◆ **Required task**: From the first line of the listing below, retype each line up to and including the one with "const TICK_LEN = 6;"; pictures stay out.

◆ **Data section**:
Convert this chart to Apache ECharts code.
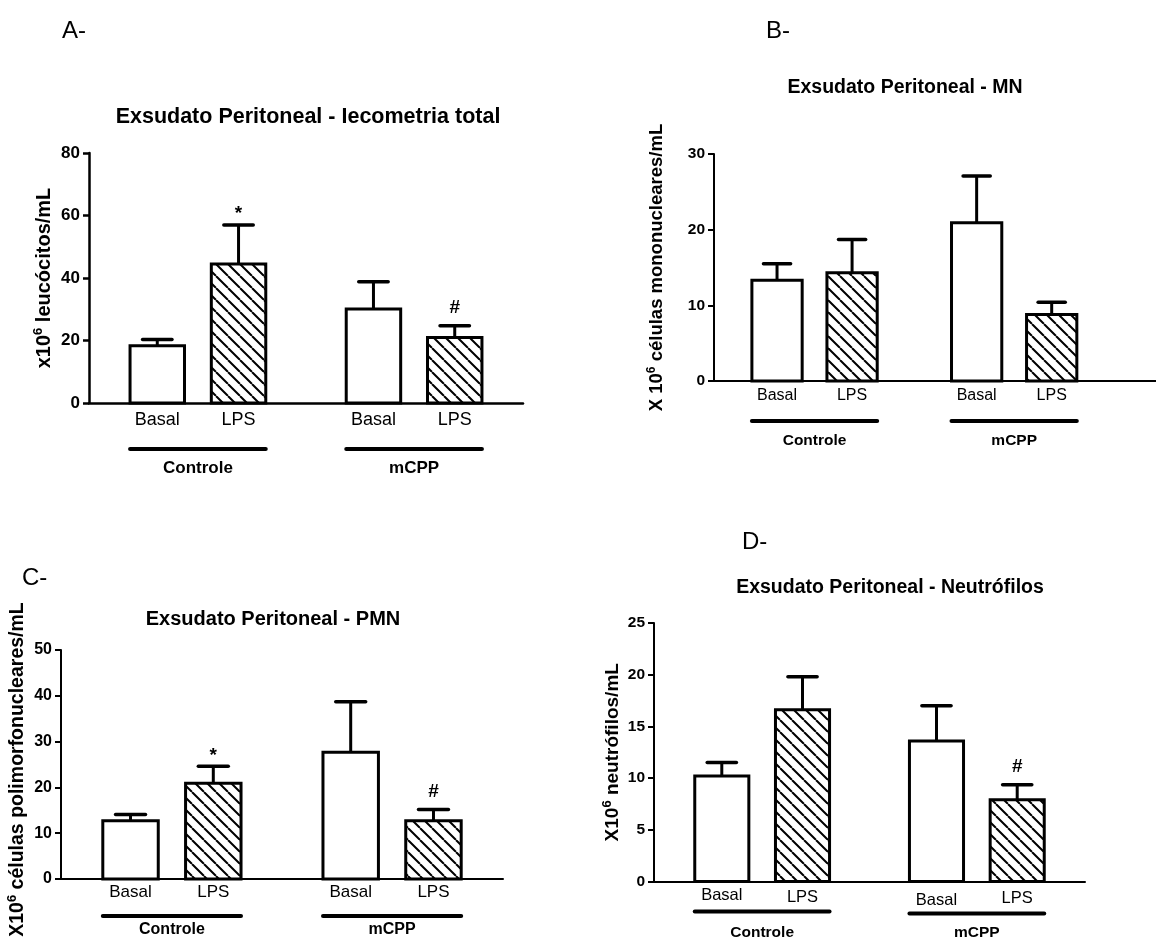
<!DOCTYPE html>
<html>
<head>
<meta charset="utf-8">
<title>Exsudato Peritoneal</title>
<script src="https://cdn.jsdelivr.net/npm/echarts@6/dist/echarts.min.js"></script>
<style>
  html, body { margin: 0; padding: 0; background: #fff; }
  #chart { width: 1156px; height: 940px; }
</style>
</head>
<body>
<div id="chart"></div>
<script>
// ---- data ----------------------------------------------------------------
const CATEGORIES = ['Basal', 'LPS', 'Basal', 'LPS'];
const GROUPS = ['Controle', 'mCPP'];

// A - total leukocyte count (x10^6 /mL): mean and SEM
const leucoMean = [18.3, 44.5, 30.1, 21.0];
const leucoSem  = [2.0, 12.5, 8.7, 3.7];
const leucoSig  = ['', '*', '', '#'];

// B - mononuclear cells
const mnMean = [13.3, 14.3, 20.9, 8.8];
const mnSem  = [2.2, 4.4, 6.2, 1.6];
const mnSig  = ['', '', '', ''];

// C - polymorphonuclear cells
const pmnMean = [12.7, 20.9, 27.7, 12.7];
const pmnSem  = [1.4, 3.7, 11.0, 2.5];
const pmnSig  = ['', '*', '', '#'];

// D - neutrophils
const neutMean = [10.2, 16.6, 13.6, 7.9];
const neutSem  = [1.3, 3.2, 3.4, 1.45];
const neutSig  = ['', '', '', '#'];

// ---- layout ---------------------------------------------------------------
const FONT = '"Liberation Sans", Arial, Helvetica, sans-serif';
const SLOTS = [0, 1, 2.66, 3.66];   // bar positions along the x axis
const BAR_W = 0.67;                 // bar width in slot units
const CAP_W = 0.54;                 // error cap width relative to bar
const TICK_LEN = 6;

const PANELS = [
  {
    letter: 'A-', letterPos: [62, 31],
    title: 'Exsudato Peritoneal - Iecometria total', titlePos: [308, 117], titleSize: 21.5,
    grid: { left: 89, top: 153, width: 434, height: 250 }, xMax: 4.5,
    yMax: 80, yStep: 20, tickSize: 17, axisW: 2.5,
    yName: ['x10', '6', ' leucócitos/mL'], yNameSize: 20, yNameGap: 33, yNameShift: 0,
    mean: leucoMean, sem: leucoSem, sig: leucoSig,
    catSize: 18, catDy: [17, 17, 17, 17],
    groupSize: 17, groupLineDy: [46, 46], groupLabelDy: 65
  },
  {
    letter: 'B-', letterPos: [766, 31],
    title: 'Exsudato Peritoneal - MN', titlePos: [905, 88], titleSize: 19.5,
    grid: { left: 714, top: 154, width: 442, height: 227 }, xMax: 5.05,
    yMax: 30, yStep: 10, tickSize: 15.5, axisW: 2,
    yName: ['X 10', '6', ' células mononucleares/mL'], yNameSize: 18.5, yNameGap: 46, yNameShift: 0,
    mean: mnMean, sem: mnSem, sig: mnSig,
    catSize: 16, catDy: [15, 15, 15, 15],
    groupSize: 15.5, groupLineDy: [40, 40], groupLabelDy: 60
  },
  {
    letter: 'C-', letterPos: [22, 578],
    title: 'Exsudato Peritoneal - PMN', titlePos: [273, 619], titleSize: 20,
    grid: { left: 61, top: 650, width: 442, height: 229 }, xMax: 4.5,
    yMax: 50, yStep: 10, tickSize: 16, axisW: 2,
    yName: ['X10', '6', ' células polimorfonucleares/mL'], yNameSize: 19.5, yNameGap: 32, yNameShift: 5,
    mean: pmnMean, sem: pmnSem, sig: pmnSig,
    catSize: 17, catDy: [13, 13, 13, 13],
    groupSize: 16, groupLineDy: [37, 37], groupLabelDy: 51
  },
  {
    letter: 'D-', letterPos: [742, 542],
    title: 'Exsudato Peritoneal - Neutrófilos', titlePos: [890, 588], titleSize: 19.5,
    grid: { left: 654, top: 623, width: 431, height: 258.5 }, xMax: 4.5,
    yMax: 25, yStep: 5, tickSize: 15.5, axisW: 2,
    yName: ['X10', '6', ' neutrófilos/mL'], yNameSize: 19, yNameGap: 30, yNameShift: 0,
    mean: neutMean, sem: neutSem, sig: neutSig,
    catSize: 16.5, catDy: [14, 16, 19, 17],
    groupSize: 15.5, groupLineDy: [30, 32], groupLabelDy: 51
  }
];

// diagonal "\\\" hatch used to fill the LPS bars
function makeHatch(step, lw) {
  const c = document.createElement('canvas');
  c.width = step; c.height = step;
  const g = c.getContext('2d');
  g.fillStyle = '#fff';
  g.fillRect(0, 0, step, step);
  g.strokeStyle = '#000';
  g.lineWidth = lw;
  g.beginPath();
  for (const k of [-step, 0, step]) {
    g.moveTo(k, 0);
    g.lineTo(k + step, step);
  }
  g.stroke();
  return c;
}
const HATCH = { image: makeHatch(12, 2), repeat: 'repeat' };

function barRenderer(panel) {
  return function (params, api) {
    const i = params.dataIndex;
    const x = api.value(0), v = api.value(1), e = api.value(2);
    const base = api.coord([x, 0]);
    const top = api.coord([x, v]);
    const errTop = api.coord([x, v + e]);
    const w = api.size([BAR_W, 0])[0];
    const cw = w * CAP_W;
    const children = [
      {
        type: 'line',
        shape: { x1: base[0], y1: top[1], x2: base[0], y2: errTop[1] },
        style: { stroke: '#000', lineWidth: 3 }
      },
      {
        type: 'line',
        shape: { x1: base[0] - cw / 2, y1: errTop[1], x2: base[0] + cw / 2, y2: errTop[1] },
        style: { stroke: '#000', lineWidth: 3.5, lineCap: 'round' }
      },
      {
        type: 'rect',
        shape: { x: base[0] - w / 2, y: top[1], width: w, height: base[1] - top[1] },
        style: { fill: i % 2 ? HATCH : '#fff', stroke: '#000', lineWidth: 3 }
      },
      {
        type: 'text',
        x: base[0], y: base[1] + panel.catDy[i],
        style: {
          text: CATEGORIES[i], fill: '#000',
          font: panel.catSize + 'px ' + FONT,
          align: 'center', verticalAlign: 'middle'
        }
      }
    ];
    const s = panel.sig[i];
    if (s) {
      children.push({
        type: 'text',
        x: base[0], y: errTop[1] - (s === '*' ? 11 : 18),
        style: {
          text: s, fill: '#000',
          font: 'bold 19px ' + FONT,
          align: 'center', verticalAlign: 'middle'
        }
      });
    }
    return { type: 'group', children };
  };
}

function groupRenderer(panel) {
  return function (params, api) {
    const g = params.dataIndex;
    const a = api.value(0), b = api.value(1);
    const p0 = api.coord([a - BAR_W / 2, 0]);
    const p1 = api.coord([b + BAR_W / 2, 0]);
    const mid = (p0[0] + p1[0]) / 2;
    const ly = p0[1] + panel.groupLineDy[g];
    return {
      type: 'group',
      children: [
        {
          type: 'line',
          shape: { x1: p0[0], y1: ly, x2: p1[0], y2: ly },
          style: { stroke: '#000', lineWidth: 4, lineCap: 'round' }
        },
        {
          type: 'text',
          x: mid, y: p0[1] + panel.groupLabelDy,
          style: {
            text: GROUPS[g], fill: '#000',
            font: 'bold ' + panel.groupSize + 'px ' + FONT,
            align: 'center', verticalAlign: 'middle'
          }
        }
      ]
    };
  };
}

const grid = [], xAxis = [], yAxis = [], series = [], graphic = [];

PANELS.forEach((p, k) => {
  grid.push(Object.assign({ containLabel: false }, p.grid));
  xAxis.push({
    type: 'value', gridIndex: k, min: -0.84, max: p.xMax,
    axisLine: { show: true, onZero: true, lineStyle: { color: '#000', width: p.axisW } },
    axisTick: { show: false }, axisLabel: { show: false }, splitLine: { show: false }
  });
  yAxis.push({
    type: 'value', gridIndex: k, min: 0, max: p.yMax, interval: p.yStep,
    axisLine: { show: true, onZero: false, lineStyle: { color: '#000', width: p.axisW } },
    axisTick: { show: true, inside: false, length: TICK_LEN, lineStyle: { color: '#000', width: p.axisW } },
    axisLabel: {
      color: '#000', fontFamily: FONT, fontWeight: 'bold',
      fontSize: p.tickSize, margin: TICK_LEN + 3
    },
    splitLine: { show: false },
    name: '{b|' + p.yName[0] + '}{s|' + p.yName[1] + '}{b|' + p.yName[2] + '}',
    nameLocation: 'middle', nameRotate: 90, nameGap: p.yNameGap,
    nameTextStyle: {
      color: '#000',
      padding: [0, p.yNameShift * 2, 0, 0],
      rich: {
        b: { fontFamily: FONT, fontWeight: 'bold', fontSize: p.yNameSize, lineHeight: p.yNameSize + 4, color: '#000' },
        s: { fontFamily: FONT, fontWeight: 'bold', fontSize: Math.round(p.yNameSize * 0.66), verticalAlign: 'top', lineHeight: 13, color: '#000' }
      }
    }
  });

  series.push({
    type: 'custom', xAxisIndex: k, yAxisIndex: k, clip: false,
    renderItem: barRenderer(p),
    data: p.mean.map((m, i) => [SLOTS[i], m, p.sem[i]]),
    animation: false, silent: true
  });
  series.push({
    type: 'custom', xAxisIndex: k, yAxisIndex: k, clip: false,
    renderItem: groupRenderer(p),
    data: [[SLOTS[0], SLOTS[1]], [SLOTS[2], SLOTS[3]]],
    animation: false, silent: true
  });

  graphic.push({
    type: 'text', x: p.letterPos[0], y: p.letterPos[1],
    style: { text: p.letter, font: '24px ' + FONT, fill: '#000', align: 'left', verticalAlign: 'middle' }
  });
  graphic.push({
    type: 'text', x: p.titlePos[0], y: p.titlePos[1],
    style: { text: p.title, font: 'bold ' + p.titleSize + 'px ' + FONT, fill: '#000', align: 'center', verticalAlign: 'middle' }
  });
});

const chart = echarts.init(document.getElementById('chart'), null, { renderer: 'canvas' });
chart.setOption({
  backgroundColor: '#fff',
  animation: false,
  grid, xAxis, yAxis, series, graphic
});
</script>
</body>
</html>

◆ **Correct response**:
Convert this chart to Apache ECharts code.
<!DOCTYPE html>
<html>
<head>
<meta charset="utf-8">
<title>Exsudato Peritoneal</title>
<script src="https://cdn.jsdelivr.net/npm/echarts@6/dist/echarts.min.js"></script>
<style>
  html, body { margin: 0; padding: 0; background: #fff; }
  #chart { width: 1156px; height: 940px; }
</style>
</head>
<body>
<div id="chart"></div>
<script>
// ---- data ----------------------------------------------------------------
const CATEGORIES = ['Basal', 'LPS', 'Basal', 'LPS'];
const GROUPS = ['Controle', 'mCPP'];

// A - total leukocyte count (x10^6 /mL): mean and SEM
const leucoMean = [18.3, 44.5, 30.1, 21.0];
const leucoSem  = [2.0, 12.5, 8.7, 3.7];
const leucoSig  = ['', '*', '', '#'];

// B - mononuclear cells
const mnMean = [13.3, 14.3, 20.9, 8.8];
const mnSem  = [2.2, 4.4, 6.2, 1.6];
const mnSig  = ['', '', '', ''];

// C - polymorphonuclear cells
const pmnMean = [12.7, 20.9, 27.7, 12.7];
const pmnSem  = [1.4, 3.7, 11.0, 2.5];
const pmnSig  = ['', '*', '', '#'];

// D - neutrophils
const neutMean = [10.2, 16.6, 13.6, 7.9];
const neutSem  = [1.3, 3.2, 3.4, 1.45];
const neutSig  = ['', '', '', '#'];

// ---- layout ---------------------------------------------------------------
const FONT = '"Liberation Sans", Arial, Helvetica, sans-serif';
const SLOTS = [0, 1, 2.66, 3.66];   // bar positions along the x axis
const BAR_W = 0.67;                 // bar width in slot units
const CAP_W = 0.54;                 // error cap width relative to bar
const TICK_LEN = 6;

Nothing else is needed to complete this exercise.